With those settings the script will wait up to netwait_timeout seconds (10 in my example, ymmv) after bge0 is configured or until the interface appears to have carrier. The script will also try to ping netwait_ip ip address after the interface appears to be up or netwait_timeout seconds has passed.


----------



## kouk (Jul 11, 2012)

Hello, 

First please excuse the silly comment about ipv6_activate_all_interfaces being deprecated. I misread some file in /etc.

As for netwait I had tried it some time ago and it didn't help but I think now I have found the reason why. I added rc_debug="YES" to /etc/rc.conf and noticed from dmesg -a that for some strange reason /etc/rc.d/netif is run *after* /etc/rc.d/routing. This is strange because in the output of rcorder /etc/rc.d/* the order is correct. I will investigate further but in the meantime if anyone has an idea what could cause this please let me know.


----------



## kouk (Jul 11, 2012)

*Problem solved*

OK, I found the solution and it didn't really have anything to do with networking I'm afraid.

Earlier, I checked the output of rcorder /etc/rc.d/* to see what the order should be but I didn't notice that rc's first pass doesn't execute all the scripts in /etc/rc.d. The networking scripts are executed in a second pass along with the scripts in /usr/local/etc/rc.d.

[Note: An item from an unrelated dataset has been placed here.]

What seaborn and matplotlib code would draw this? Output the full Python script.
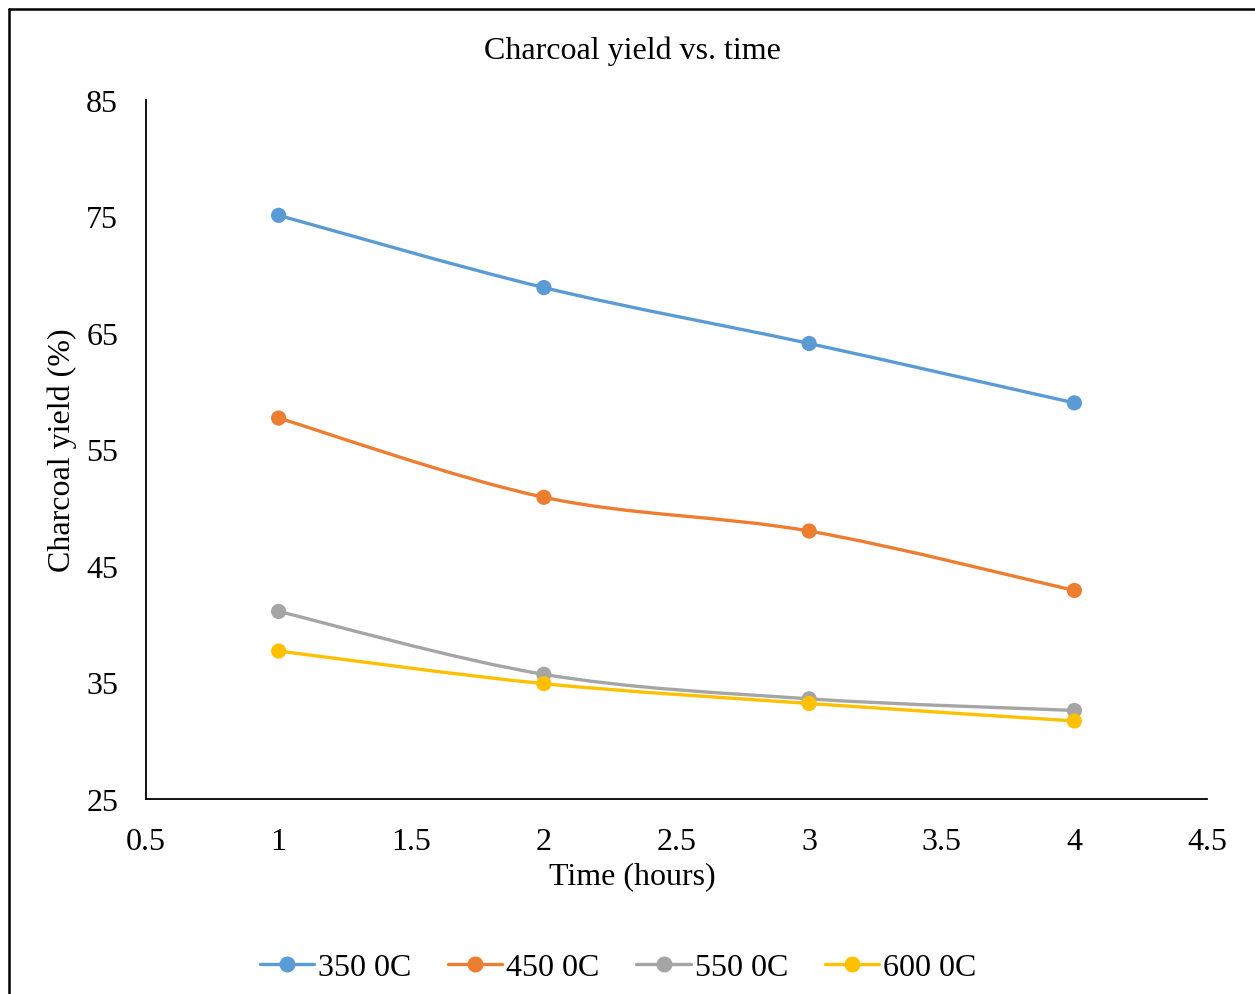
import matplotlib
matplotlib.use("Agg")
import matplotlib.pyplot as plt
import seaborn as sns
import numpy as np
import pandas as pd
from matplotlib.path import Path
from matplotlib.patches import PathPatch
from matplotlib.lines import Line2D

time_hours = [1, 2, 3, 4]
yield_350 = [75.1, 68.9, 64.1, 59.0]
yield_450 = [57.7, 50.9, 48.0, 42.9]
yield_550 = [41.1, 35.7, 33.6, 32.6]
yield_600 = [37.7, 34.9, 33.2, 31.7]
series_names = ["350 0C", "450 0C", "550 0C", "600 0C"]
colors = ["#5B9BD5", "#ED7D31", "#A5A5A5", "#FFC000"]
x_ticks = [0.5, 1, 1.5, 2, 2.5, 3, 3.5, 4, 4.5]
x_tick_labels = ["0.5", "1", "1.5", "2", "2.5", "3", "3.5", "4", "4.5"]
y_ticks = [25, 35, 45, 55, 65, 75, 85]

sns.set_theme(style="white")
plt.rcParams['font.family'] = ['Liberation Serif', 'DejaVu Serif']
plt.rcParams['text.color'] = 'black'

FS = 23

df = pd.DataFrame({
    "time": time_hours * 4,
    "yield": yield_350 + yield_450 + yield_550 + yield_600,
    "series": sum([[n] * 4 for n in series_names], []),
})

fig = plt.figure(figsize=(12.55, 9.95), dpi=100)
ax = fig.add_axes([146/1255, 1-800/995, (1207-146)/1255, (800-101)/995])

def smooth_path(xs, ys):
    # Excel-style smoothed line: cubic Bezier segments (Catmull-Rom control points)
    pts = np.column_stack([xs, ys]).astype(float)
    n = len(pts)
    verts = [pts[0]]
    codes = [Path.MOVETO]
    for i in range(n - 1):
        p0 = pts[i - 1] if i > 0 else pts[i]
        p1 = pts[i]
        p2 = pts[i + 1]
        p3 = pts[i + 2] if i + 2 < n else pts[i + 1]
        c1 = p1 + (p2 - p0) / 6.0
        c2 = p2 - (p3 - p1) / 6.0
        verts += [c1, c2, p2]
        codes += [Path.CURVE4] * 3
    return Path(verts, codes)

for name, c in zip(series_names, colors):
    sub = df[df.series == name]
    ax.add_patch(PathPatch(smooth_path(sub.time.values, sub["yield"].values),
                           facecolor="none", edgecolor=c, lw=2.4, zorder=2,
                           capstyle="round"))

sns.scatterplot(data=df, x="time", y="yield", hue="series", palette=colors,
                s=120, edgecolor="none", ax=ax, legend=False, zorder=3)

ax.set_xlim(0.5, 4.5)
ax.set_ylim(25, 85)
ax.set_xticks(x_ticks)
ax.set_xticklabels(x_tick_labels)
ax.set_yticks(y_ticks)
ax.tick_params(axis="both", length=0, labelsize=FS, colors="black")
ax.tick_params(axis="x", pad=20)
ax.tick_params(axis="y", pad=20)
for s in ["top", "right"]:
    ax.spines[s].set_visible(False)
for s in ["left", "bottom"]:
    ax.spines[s].set_color("black")
    ax.spines[s].set_linewidth(1.3)
ax.grid(False)

ax.set_xlabel("Time (hours)", fontsize=FS, color="black", va="center")
ax.set_ylabel("Charcoal yield (%)", fontsize=FS, color="black", va="center")
ax.xaxis.set_label_coords((632-146)/1061, -(877-800)/699)
ax.yaxis.set_label_coords((62-146)/1061, 0.5)

fig.text(632/1255, 1-51/995, "Charcoal yield vs. time", ha="center", va="center",
         fontsize=FS, color="black")

handles = [Line2D([0], [0], color=c, lw=2.4, marker="o", markersize=10.5,
                  markeredgecolor=c) for c in colors]
leg = fig.legend(handles, series_names, loc="center", bbox_to_anchor=(618/1255, 1-968/995),
                 ncol=4, frameon=False, fontsize=FS, handlelength=1.7, handletextpad=0.12,
                 columnspacing=1.15)
for t in leg.get_texts():
    t.set_color("black")

# outer chart border (top and left visible)
fig.add_artist(Line2D([9/1255, 1.0], [1-10/995, 1-10/995], transform=fig.transFigure,
                      color="black", lw=1.8))
fig.add_artist(Line2D([9/1255, 9/1255], [0, 1-10/995], transform=fig.transFigure,
                      color="black", lw=1.8))

fig.savefig("out.png", dpi=100, facecolor="white")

So, it turns out that there was a long forgotten init script from the freenet6 port, which I had forgotten to deinstall after having fooled around with a bit. This script had a BEFORE: ip6addrctl statement and mentioned scripts in /etc/rc.d in it's REQUIRE statement. That was causing some circular dependencies and generally mucking things up. The result was /etc/rc.d/netif was executed much too late. For some reason standard error is redirected to /dev/null when rc executes rcorder. That doesn't seem ideal to me, but who knows.

So anyway, things are working now! Thank your for your help and tips,

Kostas


----------